CeBIT kämpft gegen Bedeutungsverlust
28. Februar 2010Weniger Besucher, weniger Aussteller, weniger Aufmerksamkeit: Mit der weltgrößten IT-Messe CeBIT geht es seit Jahren bergab. Zur Jahrtausendwende strömten noch 800.000 Besucher in die Messehallen von Hannover - im vergangenen Jahr hatte sich diese Zahl halbiert. Der frühere Kult-Status ist dahin. Denn für fast jedes Segment der IT-Industrie gibt es inzwischen eigene Messen. Die Handybranche trifft sich im Frühjahr in Barcelona, die PC-Hersteller und Anbieter von Unterhaltungselektronik bevorzugen die Consumer Electronics Show in Las Vegas oder die Internationale Funkausstellung in Berlin.
Der Veranstalter der CeBIT, die Deutsche Messe AG, ist dagegen überzeugt, dass die Bedeutung heute größer ist als zur Zeit des großen Besucherandrangs. "Die CeBIT ist nach wie vor die größte Business-to-business-Messe weltweit in der Industrie für Information und Telekommunikation", sagt Vorstandsvorsitzender Wolfram von Fritsch. "Und diese Bedeutung ist noch gewachsen."
Laien oder Profis?
Als die Messe noch Kult-Status hatte und sich 800.000 Menschen in den Hallen drängten, schlugen die Aussteller Krach: Vor lauter Privatleuten, die nur auf der Jagd nach Werbegeschenken seien, käme man überhaupt nicht mehr zu vernünftigen Gesprächen und Verhandlungen mit den Fachbesuchern, lautete der Vorwurf damals. Deshalb standen in den vergangenen Jahren ausschließlich die IT-Profis im Mittelpunkt - was den Schrumpfungsprozess der Messe allerdings auch nicht aufgehalten hat.

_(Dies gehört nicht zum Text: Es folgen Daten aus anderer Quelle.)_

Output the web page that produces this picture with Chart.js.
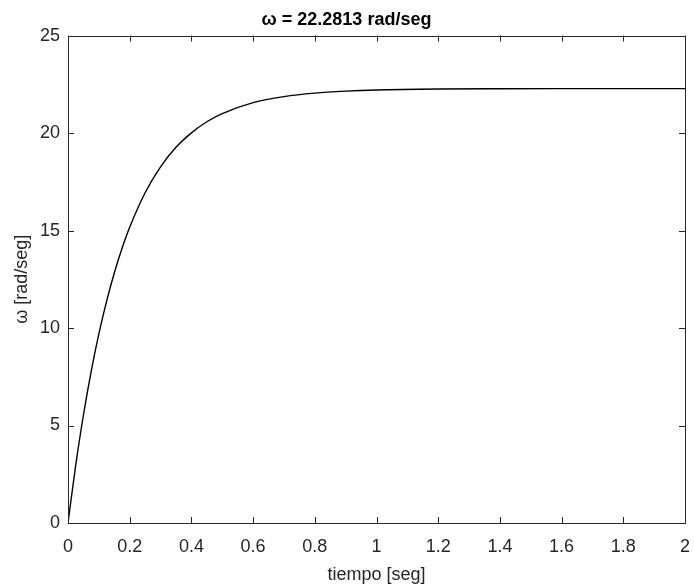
<!DOCTYPE html>
<html>
<head>
<meta charset="utf-8">
<script src="https://cdn.jsdelivr.net/npm/chart.js@4"></script>
<style>
  html, body { margin: 0; padding: 0; background: #fff; }
  #wrap { width: 694px; height: 587px; }
</style>
</head>
<body>
<div id="wrap"><canvas id="omegaChart" width="694" height="587"></canvas></div>
<script>
// valores
const tiempo = [0, 0.025, 0.05, 0.075, 0.1, 0.125, 0.15, 0.175, 0.2, 0.25, 0.3, 0.35,
                0.4, 0.45, 0.5, 0.6, 0.7, 0.8, 0.9, 1.0, 1.2, 1.4, 1.6, 1.8, 2.0];
const omega = [0, 2.97, 5.54, 7.77, 9.70, 11.37, 12.82, 14.08, 15.17, 16.94, 18.27, 19.27,
               20.01, 20.58, 21.00, 21.56, 21.87, 22.05, 22.15, 22.21, 22.26, 22.275, 22.28, 22.281, 22.2813];
const xTicks = [0, 0.2, 0.4, 0.6, 0.8, 1, 1.2, 1.4, 1.6, 1.8, 2];
const yTicks = [0, 5, 10, 15, 20, 25];

const txt = '#262626';
const fam = '"Liberation Sans", Arial, Helvetica, sans-serif';

// caja y marcas hacia adentro, estilo matlab
const boxPlugin = {
    id: 'boxPlugin',
    afterDraw(chart) {
        const { ctx, chartArea: a, scales } = chart;
        const len = 6;
        ctx.save();
        ctx.strokeStyle = txt;
        ctx.lineWidth = 1;
        ctx.beginPath();
        xTicks.forEach(v => {
            const px = Math.round(scales.x.getPixelForValue(v)) + 0.5;
            ctx.moveTo(px, a.bottom); ctx.lineTo(px, a.bottom - len);
            ctx.moveTo(px, a.top); ctx.lineTo(px, a.top + len);
        });
        yTicks.forEach(v => {
            const py = Math.round(scales.y.getPixelForValue(v)) + 0.5;
            ctx.moveTo(a.left, py); ctx.lineTo(a.left + len, py);
            ctx.moveTo(a.right, py); ctx.lineTo(a.right - len, py);
        });
        ctx.stroke();
        ctx.strokeRect(Math.round(a.left) + 0.5, Math.round(a.top) + 0.5,
                       Math.round(a.right - a.left), Math.round(a.bottom - a.top));
        ctx.restore();
    }
};

const ctx = document.getElementById('omegaChart').getContext('2d');

new Chart(ctx, {
    type: 'line',
    data: {
        datasets: [{
            data: tiempo.map((t, i) => ({ x: t, y: omega[i] })),
            borderColor: '#000',
            borderWidth: 1.4,
            pointRadius: 0,
            cubicInterpolationMode: 'monotone',
            fill: false
        }]
    },
    options: {
        responsive: false,
        animation: false,
        layout: { padding: { left: 0, right: 1, top: 0, bottom: 0 } },
        plugins: {
            legend: { display: false },
            tooltip: { enabled: false },
            title: {
                display: true,
                text: 'ω = 22.2813 rad/seg',
                color: '#000',
                font: { family: fam, size: 18, weight: 'bold' },
                padding: { top: 9, bottom: 5 }
            }
        },
        scales: {
            x: {
                type: 'linear',
                min: 0,
                max: 2,
                afterFit(s) { s.height = 64; s.paddingRight = 9; },
                afterBuildTicks(s) { s.ticks = xTicks.map(v => ({ value: v })); },
                grid: { display: false, drawTicks: false },
                border: { display: false },
                ticks: {
                    color: txt,
                    padding: 13,
                    maxRotation: 0,
                    font: { family: fam, size: 18 },
                    callback: v => String(Math.round(v * 10) / 10)
                },
                title: {
                    display: true,
                    text: 'tiempo [seg]',
                    color: txt,
                    font: { family: fam, size: 18 },
                    padding: { top: 0, bottom: 1 }
                }
            },
            y: {
                min: 0,
                max: 25,
                afterFit(s) { s.width = 68; },
                afterBuildTicks(s) { s.ticks = yTicks.map(v => ({ value: v })); },
                grid: { display: false, drawTicks: false },
                border: { display: false },
                ticks: {
                    color: txt,
                    padding: 8,
                    font: { family: fam, size: 18 }
                },
                title: {
                    display: true,
                    text: 'ω [rad/seg]',
                    color: txt,
                    font: { family: fam, size: 18 },
                    padding: { top: 11, bottom: 0 }
                }
            }
        }
    },
    plugins: [boxPlugin]
});
</script>
</body>
</html>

Nun die Kehrtwende: Neben den Profis sind auch wieder die Privatkunden gefragt. Die Rollen der Beteiligten hätten sich in der IT-Industrie geändert, sagt Messe-Chef von Fritsch. "Es gibt nicht mehr den Fachmann und den Consumer, sondern es gibt das, was man auf Neudeutsch den 'Prosumer' nennt, nämlich den Verbraucher, den Nutzer, den Anwender, der die Anwendung aktiv mitgestaltet." Die CeBIT versuche daher, alle Bereiche zu bedienen. "Deswegen findet man in diesem Jahr sehr viel mehr von den Prosumern wieder, und deswegen muss man auch die Themen abbilden, in dem die unterschiedlichen Beteiligten wirklich eine Rolle spielen", so von Fritsch.
Die großen Themen der CeBIT
Achim Berg, Deutschlandchef des US-Giganten Microsoft, findet diese neue Ausrichtung gut, weil sich überall sehen ließe, dass Beruf und Freizeit miteinander verschmelzen. Bestes Beispiel seien die Smartphones, die aus dem Konsumentenbereich nun ins Berufsleben einzögen. Mit diesen neuen Handys kann man im Internet surfen - das Internet wird mobil.
Das mobile Internet sei eines der wichtigsten Themen der diesjährigen Messe, sagt Jürgen Kuri, stellvertretender Chefredakteur der Computer-Fachzeitschrift c't. Ein weiteres Thema sei das so genannte Cloud Computing. "Das heißt, dass sich Daten und Anwendungen ins Netz verlagern." Cloud Computing sei für Privatanwender ebenso interessant wie für Unternehmen, so Kuri. Privatleute könnten ihre gesamten Dokumente ins Netz stellen und mit Programmen arbeiten, die nicht auf ihrem Computer installiert sind, sondern von den Herstellern über das Internet zur Verfügung gestellt werden.
Auch wenn es dieses Jahr wieder weniger Aussteller sind: Knapp 300 von ihnen sind zum ersten Mal auf der CeBIT, darunter auch der Internet-Konzern Google und der weltgrößte Internet-Händler Amazon.
Alles ist mit allem verbunden
Der Schwerpunkt der Messe heißt diesmal "Connected Worlds" - vernetzte Welten. Hier soll gezeigt werden, wie die Grenzen zwischen Arbeit und Freizeit, mobiler und stationärer Anwendung, Online und Offline langsam verschwinden. So wird man etwa in einer Messehalle eine 400 Quadratmeter große Wohnung besichtigen können: die total vernetzte "Wohnung der Zukunft", mit Küche, Wohnzimmer und Fitnessraum. Dort soll zum Beispiel ein Energieassistent beim sparsamen Umgang mit Heizung und Licht helfen, ein digitaler Küchenhelfer soll für gesunde und ausgewogene Ernährung und ein so genannter Gesundheitsassistent für die nötige Fitness der Bewohner sorgen.